2001, turno único e 70, 15, 15 ,quase repetimos o processo anterior, com uma alteração, o CONSUNI estabeleceu as normas e a composição do Colégio Eleitoral Especial foi alterada, dentro, é óbvio, da lei.

Nossa história de obediência e submissão, Dóris, é bem recente, assim com é recente esse esquema 70/15/15 nas eleições. Não temos o direito de fazer crer que sempre foi assim ou tentar convencer a comunidade de que propor algo diferente é pura artimanha política. Não, não é só isso, temos uma história de eleições paritárias, temos princípios que sustentam esta posição, isso é escolha política. Quanto aos dois turnos, todas as vezes que ele foi previsto, teve como objetivo legitimar o processo eleitoral, veja as normas e você verá que assim foi.

Com relação aos estudantes, fiquei indignada com a sua sugestão de que estariam sendo manipulados pelos dirigentes da ADUNB ("Qualquer pessoa presente pode ver que alunos-conselheiros comandavam - sob constantes trocas de conversas com dirigentes da ADUnB"). Pensei ter entrado no túnel do tempo e estar revendo cenas de triste lembrança.

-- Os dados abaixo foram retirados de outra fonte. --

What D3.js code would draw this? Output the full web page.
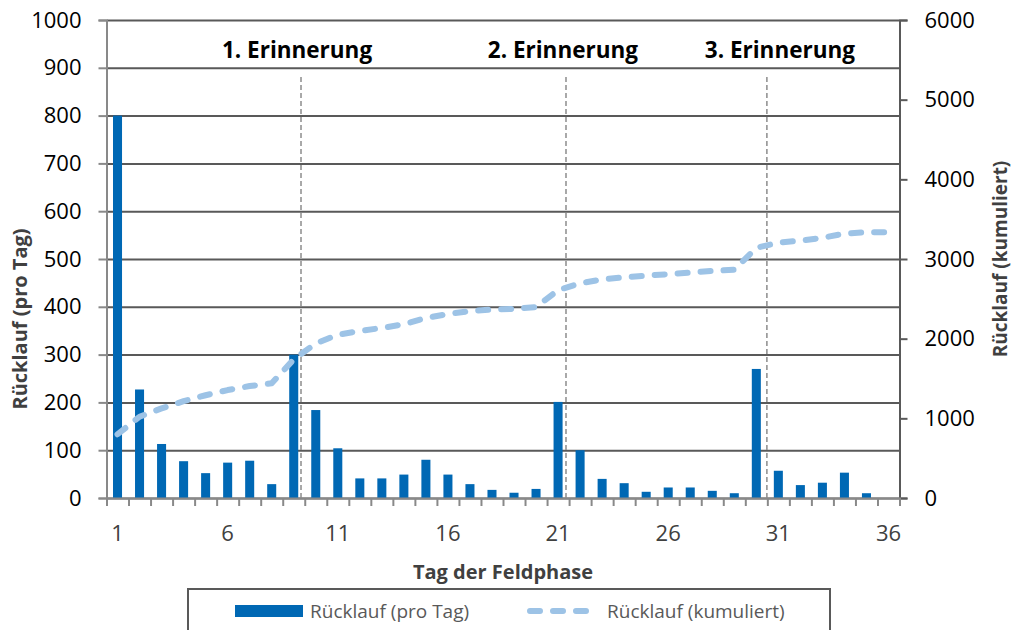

O cordéis dos marionetes que outrora diziam que partiam de Pequim, Moscou e Havana, agora estão na mão do sindicato. No passado, o argumento era dos militares, hoje é usado por uma professora que eu acreditava progressista. E os estudantes? Continuam sendo desrespeitados, como se incapazes fossem. Há mais de quatro décadas a pauta do movimento estudantil tem mantido alguns pontos que continuam em aberto: autonomia universitária, ensino público e participação na estrutura de poder da universidade. Quem mesmo tem sido incapaz?

Ouso pensar que como professores universitários deveríamos ter muito cuidado com as palavras. Sabemos perfeitamente que não são neutras, que podem esconder ou repetir a história e desqualificar o coletivo e revelar nossos preconceitos. Além de tudo que já comentei, não havia uma outra palavra, com menor carga de preconceito, que pudesse ser usada em substituição ao "denegrir" que você usou?
Com o meu lamento,

Mariza Monteiro Borges
*Tenho cópia de todos os documentos assinalados com asterisco.

Um comentário:

Mariza Monteiro Borges disse...

Entendo que quando se escreve uma carta aberta perde-se ela ganha "vida propria" e circula por aí sendo usada com ou sem propriedade. Não retiro uma vírgula do que escrevi mas gostaria de ressaltar que a escrevi em maio de 2005, ocasião na qual discutíamos, sem uso de força ou repressão as regras para a eleição do reitor naquele ano. Espero que fique bem claro que o resgate daquele documento pelo movimento de ocupação deve-se somente às idéias nele veiculadas e não à minha posição política com relação à ocupação da reitoria.